Not less than 26 people were feared killed and several others injured Monday in a suspected Boko Haram attack at the Madagali area of Adamawa state.
Similarly, the insurgents also invaded a military base in Borno state, killing five Nigerian soldiers.
It was gathered that the gunmen rode on motorcycles in large numbers into Kudakaya village in Madagali at about 7 p.m.
Police spokesperson in the state, Othman Abubakar, confirmed the attack, saying, “I was briefed that Boko Haram insurgents have attacked the village. I am yet to get the casualty figures, but security operatives have been deployed and we are on the top of the situation.”
It is one of the series of attacks witnessed in the area in recent times.
On Madagali attack, a local who craved anonymity, said he spotted 26 corpses and several injured persons.
A former Chairman of Madagali local government, Abawu Ularamu, lent credence to the vigilante’s account.
“They burnt several shops and many homes. They also stole food,” Ularamu told PREMIUM TIMES.
‘’We are living in an atmosphere of despair and agony. Over 20 were killed and many injured. There is no doubt the attackers came from Sambisa. We experience such periodic attacks from Boko Haram, who usually look for food.
“Already residents are fleeing for fear of that they (Boko Haram) are not far away from us and they may strike again.”
The insurgents had in the last week attacked three villages. On their way from one of the attacks, they ran into a group of vigilantes on patrol in Kuda village, who engaged them in a shoot-out, killing two of the attackers.”
Adamawa was said to have been cleared of Boko Haram in late 2015, after they rampaged across the northeast, seizing towns and territory.
But attacks have continued in the northern part of the state, particularly around Madagali, which borders Borno state and the militants’ Sambisa Forest stronghold.
The insurgency began in 2009 and has killed at least 20,000 people and made more than 2.6 million others homeless.
Five soldiers killed
At least five Nigerian soldiers were feared killed and dozens more missing after Boko Haram fighters invaded a Nigerian military base in Borno state.

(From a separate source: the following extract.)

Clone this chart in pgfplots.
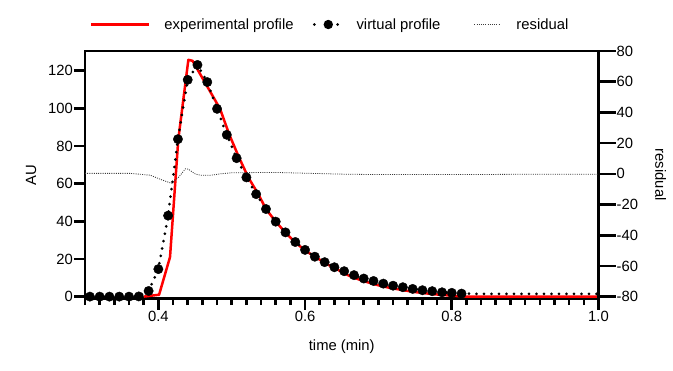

The attack on April 26 occurred at a forward operating base in Mararrabar Kimba, an agrarian community roughly 130 kilometres from Maiduguri, the state capital. The base was manned by the Nigerian Army 254 Task Force Battalion under the 25 Task Force Brigade, a crucial outpost in the ‘Operation Lafiya Dole’.
At least eight soldiers were gravely wounded and heavy military hardware carted away in the attack, a military source told PREMIUM TIMES.
‘Faulty weapons, combat trucks’
The soldiers put up resistance at the earliest stage of the attack, but most later fled into the bush due to faulty weapons and combat trucks, sources said.
The number of missing troops could not be established as of Tuesday morning, but a military source estimated dozens.
It was also unclear whether some of the troops had returned to base, but a search and rescue team had been activated, sources also said.
All the officers killed or wounded in action were evacuated to a military medical facility in Maiduguri on April 27.
“Troops put on heavy resistance but were overpowered by faulty equipment and vehicle breakdowns,” another senior military source told PREMIUM TIMES of the incident.
The officials declined to be identified because the military was yet to publicly confirm the attack.
The insurgents entered the base in a convoy of 15 gun trucks, officials said.
They left with military trucks, binoculars, grenades, assault rifles and ammunition, sources said.
The spokespersons for the Nigerian Army and Defence Headquarters did not answer telephone calls seeking comments Tuesday morning. But a public relation official for the army said the military top brass “was still studying the attack’s aftermath.”
The attack came as the military was celebrating repeated successes against the insurgents.
Scores of Boko Haram fighters had been reportedly killed amidst a military push to drive them out of their remaining strongholds and sleeper cells across Nigeria’s North-east.